Of Montreal The Sunlandic Twins
(Polyvinyl)It looks like Kevin Barnes is simplifying things. On older Of Montreal albums, he couldn't go more than two bars without a chord change, and his melodies would hop intervals like Mexican jumping beans. He got pegged as a 60's throwback, but this was always a little misleading, because while childlike whimsy, baroque arrangements and tight harmonies were staples of the psychedelic era, few bands attempted stretching the pop form to the breaking point where Of Montreal resides. Sure, you can trace a lot of this right back to Pet Sounds and Odyssey and Oracle, and Barnes insistence on cementing his production technique in the fall of 1967 means that the label will likely stick. Yet a more suitable reference point may be the Dukes of the Stratosphere, XTC's alter ego 60's tribute band. Andy Partridge is more a direct predecessor than Brian Wilson.

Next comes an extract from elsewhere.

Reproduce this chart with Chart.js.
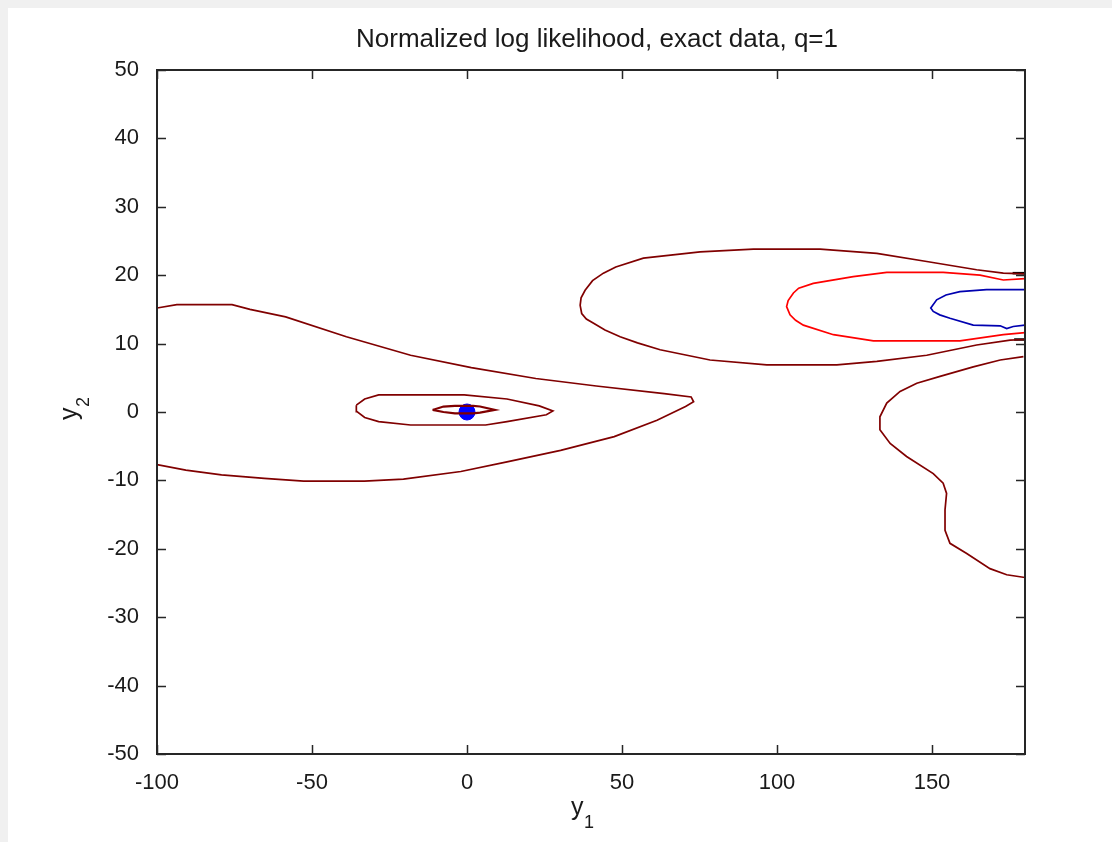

The band's output has been so dense and layered that it usually takes multiple, and I mean multiple, listens to absorb them. Recently however, and on The Sunlandic Twins especially, Barnes has toned down the Double Jeopardy challenge for the Who Wants to be a Millionaire $64,000 question, meaning that while we don't have to slog through a doctorate thesis, it's still not going to be a cakewalk. Here, there are numerous points of entry for the uninitiated. Right off the bat, Requiem for O.m.m.2 announces the more straightforward, less elliptical approach. The tune is a keeper, yet its sound, still rooted in the 60's, doesn't prepare you for the decade leap forward heard on I Was Never Young. Am I tripping, or is that disco? The next several tunes seem culled from a lost collection of great 70's B-sides from the Bay City Rollers (Art Snob Solutions, Everyday Feels Like Sunday) to Brian Eno (Knight Rider), while the heavy reliance on drum machine for Barnes' mostly one man show results in some nearly danceable beats.
Lest you think this was Of Montreal's play for the big time, think again. Barnes' inscrutable evasiveness forever dooms them to obscurity. This is where I find the band both fascinating and frustrating. Barnes seems to draw from a bottomless well of creativity, and is capable of the most sublimely unexpected melodic phrasing. At the same time, he can come off as a little too intellectual for his own good. Of Montreal walks this tightrope constantly and you are comforted by the fact that while the delivery may be so precise as to leave you cold, you at least can stimulate your brain deciphering the tunes.
But that's what separates the near great from the transcendent. Of Montreal has yet to consistently achieve the latter for the length of a whole CD. Still, if they keep churning out near great records year after year, well, that's something, isn't it?